For trusts, as in the Magellan High Conviction Trust, Wright said the process was simpler and expected to take around two months.

“The board took the view that it was in the interest of shareholders to transition the trust to an open-ended vehicle which would reduce the discount. Moving from a LIT to an ETF was easy as we just delist the LIT and re-list it as an ETF.”

Since transitioning, Shields said Monash felt it had been a good move which had contributed positively to its clients.

“It has been a really good move, we had various aims which was to remove the discount, solve the liquidity issue and pay a quarterly distribution of 1.5%,” Shields said. 

“The big problem we wanted to solve was the discount relative to the NTA and the challenge of liquidity which was putting people off and these have been fixed. The distribution was something we were thinking about doing but it wasn’t the main reason.”


Having been around since the 1900s, LIC/LITs had an esteemed history and the largest one, The Australian Foundation Investment Company, had been around since 1928 and had over $9 billion in assets under management.
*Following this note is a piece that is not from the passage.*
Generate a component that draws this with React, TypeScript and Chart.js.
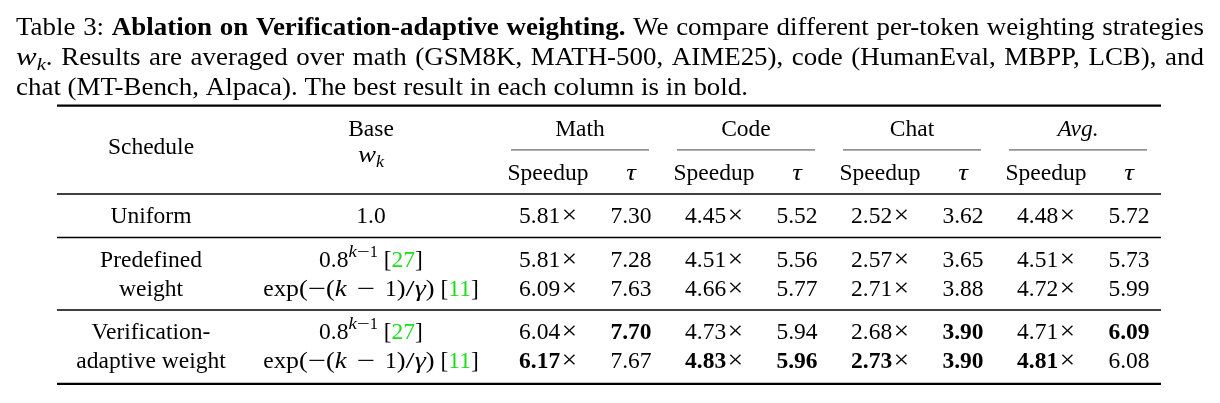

Gluskie said LIC/LITs had their benefits but were unsuitable for investors with short-term time horizons, firms operating niche strategies or unstable investment strategies as this could result in dramatic shifts in buying or selling.

“Firms have to assess if a LIC/LIT is appropriate for that asset or the investor they are targeting, it is important to choose the right structure and maybe it was the wrong one for those which have now converted,” he said.

“If you have a long-term mindset then it can create opportunities for investors.

“Companies should have that longevity to be able to understand the liquidity mismatch and need to be prepared to run with that.”

Adam Myers, head of distribution at Pengana, said the firm was happy with its International Equities LIC.

“We are very satisfied with the structure and have not had any unhappiness, it has been good for our investors.”

Wright said he still thought LIC/LITs were a good vehicle as they provided access to strategies that would not normally be accessible but firms needed to consider if they were appropriate for their chosen strategy.

Gluskie acknowledged there had been a downturn in the number of LIC/LITs launched in the last three years but attributed this to the unusual COVID-19 market conditions and the political debate about franking credits which occurred in the last Federal election.

The sector was $58 billion in size at the end of June 2021, and $36 billion of this was invested in Australian equities and $16.5 billion in global equities. The remainder was held in fixed income LIC/LITs.

But, according to BetaShares, since the abolition of commission paid to brokers by LIC sponsors in May 2020, there had been a net reduction of 10 LICs a year later and the firm said this was indicative of growth being tied to broker remuneration.

Shields said: “LICs were the old way of doing things, they tended to be pushed by stockbrokers who would get fees from the IPOs. 

“I don’t think we will see the market go back to them, I wonder why people would run funds in any other way [to open-ended].”